──────── Data ────────

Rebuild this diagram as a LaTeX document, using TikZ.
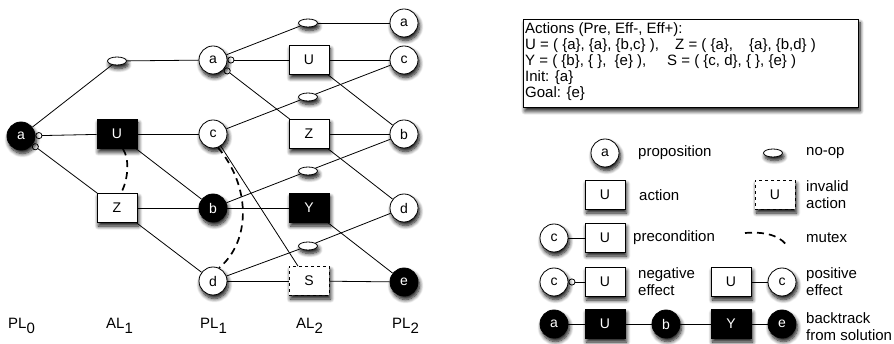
\documentclass[tikz,border=0pt]{standalone}
\usepackage{fontspec}
\setmainfont{Liberation Sans}
\usetikzlibrary{arrows.meta,shapes.geometric,shadows.blur}
\begin{document}
\begin{tikzpicture}[x=1pt,y=-1pt,
  shad/.style={blur shadow={shadow blur steps=8, shadow xshift=1.5pt, shadow yshift=-3.5pt, shadow blur radius=4pt, shadow opacity=95}},
  prop/.style={shad, circle, draw, line width=0.8pt, fill=white, minimum size=28pt, inner sep=0pt, font=\fontsize{14}{14}\selectfont},
  propsol/.style={prop, fill=black, text=white},
  act/.style={shad, rectangle, draw, line width=0.8pt, fill=white, minimum width=40pt, minimum height=29pt, inner sep=0pt, font=\fontsize{14}{14}\selectfont},
  actsol/.style={act, fill=black, text=white},
  actinv/.style={act, dashed},
  noop/.style={shad, ellipse, draw, line width=0.8pt, fill=white, minimum width=19pt, minimum height=8pt, inner sep=0pt},
  edge/.style={line width=0.8pt},
  negedge/.style={edge, {Circle[open, length=7pt, width=7pt]}-},
  mutexline/.style={line width=1.7pt, dash pattern=on 7pt off 5pt},
  lbl/.style={font=\fontsize{15}{17}\selectfont, align=left, anchor=west, inner sep=0pt},
  lvl/.style={font=\fontsize{15}{15}\selectfont, inner sep=0pt, anchor=base west},
]
\useasboundingbox (0,0) rectangle (894,344);

% ---- graph nodes ----
\node[propsol] (a0) at (21,136) {a};

\node[noop] (n1) at (117,61) {};
\node[actsol] (U1) at (117,134) {U};
\node[act] (Z1) at (117,208) {Z};

\node[prop] (a1) at (213,60) {a};
\node[prop] (c1) at (213,134) {c};
\node[propsol] (b1) at (213,208) {b};
\node[prop] (d1) at (213,281) {d};

\node[noop] (n2a) at (308,23) {};
\node[act] (U2) at (309,60) {U};
\node[noop] (n2c) at (308,97) {};
\node[act] (Z2) at (309,134) {Z};
\node[noop] (n2b) at (308,171) {};
\node[actsol] (Y2) at (309,208) {Y};
\node[noop] (n2d) at (308,246) {};
\node[actinv] (S2) at (309,281) {S};

\node[prop] (a2) at (404,23) {a};
\node[prop] (c2) at (404,60) {c};
\node[prop] (b2) at (404,134) {b};
\node[prop] (d2) at (404,208) {d};
\node[propsol] (e2) at (404,282) {e};

% ---- graph edges ----
\draw[edge] (a0) -- (n1);
\draw[negedge] (a0) -- (U1);
\draw[negedge] (a0) -- (Z1);
\draw[edge] (n1) -- (a1);
\draw[edge] (U1) -- (c1);
\draw[edge] (U1) -- (b1);
\draw[edge] (Z1) -- (b1);
\draw[edge] (Z1) -- (d1);

\draw[edge] (a1) -- (n2a);
\draw[negedge] (a1) -- (U2);
\draw[negedge] (a1) -- (Z2);
\draw[edge] (c1) -- (n2c);
\draw[edge] (c1) -- ([xshift=-11pt]S2.north);
\draw[edge] (b1) -- (n2b);
\draw[edge] (b1) -- (Y2);
\draw[edge] (d1) -- (n2d);
\draw[edge] (d1) -- (S2);

\draw[edge] (n2a) -- (a2);
\draw[edge] (U2) -- (c2);
\draw[edge] (U2) -- (b2);
\draw[edge] (n2c) -- (c2);
\draw[edge] (Z2) -- (b2);
\draw[edge] (Z2) -- (d2);
\draw[edge] (n2b) -- (b2);
\draw[edge] (Y2) -- (e2);
\draw[edge] (n2d) -- (d2);
\draw[edge] (S2) -- (e2);

% mutexes
\draw[mutexline] ([xshift=6pt]U1.south) .. controls (130,160) and (128,180) .. ([xshift=4pt]Z1.north);
\draw[mutexline] (c1.-70) .. controls (250,185) and (252,240) .. (d1.65);

% level labels
\node[lvl] (l0) at (8,329) {PL\raisebox{-5pt}{0}};
\node[lvl] (l1) at (106,329) {AL\raisebox{-5pt}{1}};
\node[lvl] (l2) at (200,329) {PL\raisebox{-5pt}{1}};
\node[lvl] (l3) at (296,329) {AL\raisebox{-5pt}{2}};
\node[lvl] (l4) at (392,329) {PL\raisebox{-5pt}{2}};

% ---- text box ----
\node[shad, draw, line width=1pt, fill=white, minimum width=335pt, minimum height=88pt, anchor=north west, inner sep=0pt] (tbox) at (523,19) {};
\node[anchor=north west, inner sep=0pt, align=left, font=\fontsize{15}{16}\selectfont] (ttext) at (525,22.5) {%
Actions (Pre, Eff-, Eff+):\\
\makebox[150pt][l]{U = ( \{a\}, \{a\}, \{b,c\} ),}Z = ( \{a\},\hspace{16pt}\{a\}, \{b,d\} )\\
\makebox[142pt][l]{Y = ( \{b\}, \{ \},\hspace{4pt} \{e\} ),}S = ( \{c, d\}, \{ \}, \{e\} )\\
Init: \{a\}\\
Goal: \{e\}};

% ---- legend ----
\node[prop] (lgA) at (605,153) {a};
\node[lbl] (tA) at (638,153) {proposition};
\node[noop] (lgN) at (773,153) {};
\node[lbl] (tN) at (806,153) {no-op};

\node[act] (lgU) at (605,195) {U};
\node[lbl] (tU) at (639,195) {action};
\node[actinv] (lgI) at (775,195) {U};
\node[lbl] (tI) at (806,195) {invalid\\action};

\node[prop] (lgPc) at (554,238) {c};
\node[act] (lgPu) at (605,238) {U};
\draw[edge] (lgPc) -- (lgPu);
\node[lbl] (tP) at (633,238) {precondition};
\coordinate (mx1) at (745,233);
\coordinate (mx2) at (788,247);
\draw[mutexline] (mx1) .. controls (770,231) and (782,238) .. (mx2);
\node[lbl] (tM) at (806,238) {mutex};

\node[prop] (lgNc) at (554,282) {c};
\node[act] (lgNu) at (605,282) {U};
\draw[negedge] (lgNc) -- (lgNu);
\node[lbl] (tNe) at (638,282) {negative\\effect};
\node[act] (lgPu2) at (731,282) {U};
\node[prop] (lgPc2) at (782,282) {c};
\draw[edge] (lgPu2) -- (lgPc2);
\node[lbl] (tPe) at (806,282) {positive\\effect};

\node[propsol] (lgBa) at (554,324) {a};
\node[actsol] (lgBu) at (605,324) {U};
\node[propsol] (lgBb) at (666,324) {b};
\node[actsol] (lgBy) at (731,324) {Y};
\node[propsol] (lgBe) at (782,324) {e};
\draw[edge] (lgBa) -- (lgBu);
\draw[edge] (lgBu) -- (lgBb);
\draw[edge] (lgBb) -- (lgBy);
\draw[edge] (lgBy) -- (lgBe);
\node[lbl] (tB) at (806,327) {backtrack\\from solution};
\end{tikzpicture}
\end{document}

────────

To be done: Repeat the data exactly, excluding the pictures.

Answer to this task:
Rebuild this diagram as a LaTeX document, using TikZ.
\documentclass[tikz,border=0pt]{standalone}
\usepackage{fontspec}
\setmainfont{Liberation Sans}
\usetikzlibrary{arrows.meta,shapes.geometric,shadows.blur}
\begin{document}
\begin{tikzpicture}[x=1pt,y=-1pt,
  shad/.style={blur shadow={shadow blur steps=8, shadow xshift=1.5pt, shadow yshift=-3.5pt, shadow blur radius=4pt, shadow opacity=95}},
  prop/.style={shad, circle, draw, line width=0.8pt, fill=white, minimum size=28pt, inner sep=0pt, font=\fontsize{14}{14}\selectfont},
  propsol/.style={prop, fill=black, text=white},
  act/.style={shad, rectangle, draw, line width=0.8pt, fill=white, minimum width=40pt, minimum height=29pt, inner sep=0pt, font=\fontsize{14}{14}\selectfont},
  actsol/.style={act, fill=black, text=white},
  actinv/.style={act, dashed},
  noop/.style={shad, ellipse, draw, line width=0.8pt, fill=white, minimum width=19pt, minimum height=8pt, inner sep=0pt},
  edge/.style={line width=0.8pt},
  negedge/.style={edge, {Circle[open, length=7pt, width=7pt]}-},
  mutexline/.style={line width=1.7pt, dash pattern=on 7pt off 5pt},
  lbl/.style={font=\fontsize{15}{17}\selectfont, align=left, anchor=west, inner sep=0pt},
  lvl/.style={font=\fontsize{15}{15}\selectfont, inner sep=0pt, anchor=base west},
]
\useasboundingbox (0,0) rectangle (894,344);

% ---- graph nodes ----
\node[propsol] (a0) at (21,136) {a};

\node[noop] (n1) at (117,61) {};
\node[actsol] (U1) at (117,134) {U};
\node[act] (Z1) at (117,208) {Z};

\node[prop] (a1) at (213,60) {a};
\node[prop] (c1) at (213,134) {c};
\node[propsol] (b1) at (213,208) {b};
\node[prop] (d1) at (213,281) {d};

\node[noop] (n2a) at (308,23) {};
\node[act] (U2) at (309,60) {U};
\node[noop] (n2c) at (308,97) {};
\node[act] (Z2) at (309,134) {Z};
\node[noop] (n2b) at (308,171) {};
\node[actsol] (Y2) at (309,208) {Y};
\node[noop] (n2d) at (308,246) {};
\node[actinv] (S2) at (309,281) {S};

\node[prop] (a2) at (404,23) {a};
\node[prop] (c2) at (404,60) {c};
\node[prop] (b2) at (404,134) {b};
\node[prop] (d2) at (404,208) {d};
\node[propsol] (e2) at (404,282) {e};

% ---- graph edges ----
\draw[edge] (a0) -- (n1);
\draw[negedge] (a0) -- (U1);
\draw[negedge] (a0) -- (Z1);
\draw[edge] (n1) -- (a1);
\draw[edge] (U1) -- (c1);
\draw[edge] (U1) -- (b1);
\draw[edge] (Z1) -- (b1);
\draw[edge] (Z1) -- (d1);

\draw[edge] (a1) -- (n2a);
\draw[negedge] (a1) -- (U2);
\draw[negedge] (a1) -- (Z2);
\draw[edge] (c1) -- (n2c);
\draw[edge] (c1) -- ([xshift=-11pt]S2.north);
\draw[edge] (b1) -- (n2b);
\draw[edge] (b1) -- (Y2);
\draw[edge] (d1) -- (n2d);
\draw[edge] (d1) -- (S2);

\draw[edge] (n2a) -- (a2);
\draw[edge] (U2) -- (c2);
\draw[edge] (U2) -- (b2);
\draw[edge] (n2c) -- (c2);
\draw[edge] (Z2) -- (b2);
\draw[edge] (Z2) -- (d2);
\draw[edge] (n2b) -- (b2);
\draw[edge] (Y2) -- (e2);
\draw[edge] (n2d) -- (d2);
\draw[edge] (S2) -- (e2);

% mutexes
\draw[mutexline] ([xshift=6pt]U1.south) .. controls (130,160) and (128,180) .. ([xshift=4pt]Z1.north);
\draw[mutexline] (c1.-70) .. controls (250,185) and (252,240) .. (d1.65);

% level labels
\node[lvl] (l0) at (8,329) {PL\raisebox{-5pt}{0}};
\node[lvl] (l1) at (106,329) {AL\raisebox{-5pt}{1}};
\node[lvl] (l2) at (200,329) {PL\raisebox{-5pt}{1}};
\node[lvl] (l3) at (296,329) {AL\raisebox{-5pt}{2}};
\node[lvl] (l4) at (392,329) {PL\raisebox{-5pt}{2}};

% ---- text box ----
\node[shad, draw, line width=1pt, fill=white, minimum width=335pt, minimum height=88pt, anchor=north west, inner sep=0pt] (tbox) at (523,19) {};
\node[anchor=north west, inner sep=0pt, align=left, font=\fontsize{15}{16}\selectfont] (ttext) at (525,22.5) {%
Actions (Pre, Eff-, Eff+):\\
\makebox[150pt][l]{U = ( \{a\}, \{a\}, \{b,c\} ),}Z = ( \{a\},\hspace{16pt}\{a\}, \{b,d\} )\\
\makebox[142pt][l]{Y = ( \{b\}, \{ \},\hspace{4pt} \{e\} ),}S = ( \{c, d\}, \{ \}, \{e\} )\\
Init: \{a\}\\
Goal: \{e\}};

% ---- legend ----
\node[prop] (lgA) at (605,153) {a};
\node[lbl] (tA) at (638,153) {proposition};
\node[noop] (lgN) at (773,153) {};
\node[lbl] (tN) at (806,153) {no-op};

\node[act] (lgU) at (605,195) {U};
\node[lbl] (tU) at (639,195) {action};
\node[actinv] (lgI) at (775,195) {U};
\node[lbl] (tI) at (806,195) {invalid\\action};

\node[prop] (lgPc) at (554,238) {c};
\node[act] (lgPu) at (605,238) {U};
\draw[edge] (lgPc) -- (lgPu);
\node[lbl] (tP) at (633,238) {precondition};
\coordinate (mx1) at (745,233);
\coordinate (mx2) at (788,247);
\draw[mutexline] (mx1) .. controls (770,231) and (782,238) .. (mx2);
\node[lbl] (tM) at (806,238) {mutex};

\node[prop] (lgNc) at (554,282) {c};
\node[act] (lgNu) at (605,282) {U};
\draw[negedge] (lgNc) -- (lgNu);
\node[lbl] (tNe) at (638,282) {negative\\effect};
\node[act] (lgPu2) at (731,282) {U};
\node[prop] (lgPc2) at (782,282) {c};
\draw[edge] (lgPu2) -- (lgPc2);
\node[lbl] (tPe) at (806,282) {positive\\effect};

\node[propsol] (lgBa) at (554,324) {a};
\node[actsol] (lgBu) at (605,324) {U};
\node[propsol] (lgBb) at (666,324) {b};
\node[actsol] (lgBy) at (731,324) {Y};
\node[propsol] (lgBe) at (782,324) {e};
\draw[edge] (lgBa) -- (lgBu);
\draw[edge] (lgBu) -- (lgBb);
\draw[edge] (lgBb) -- (lgBy);
\draw[edge] (lgBy) -- (lgBe);
\node[lbl] (tB) at (806,327) {backtrack\\from solution};
\end{tikzpicture}
\end{document}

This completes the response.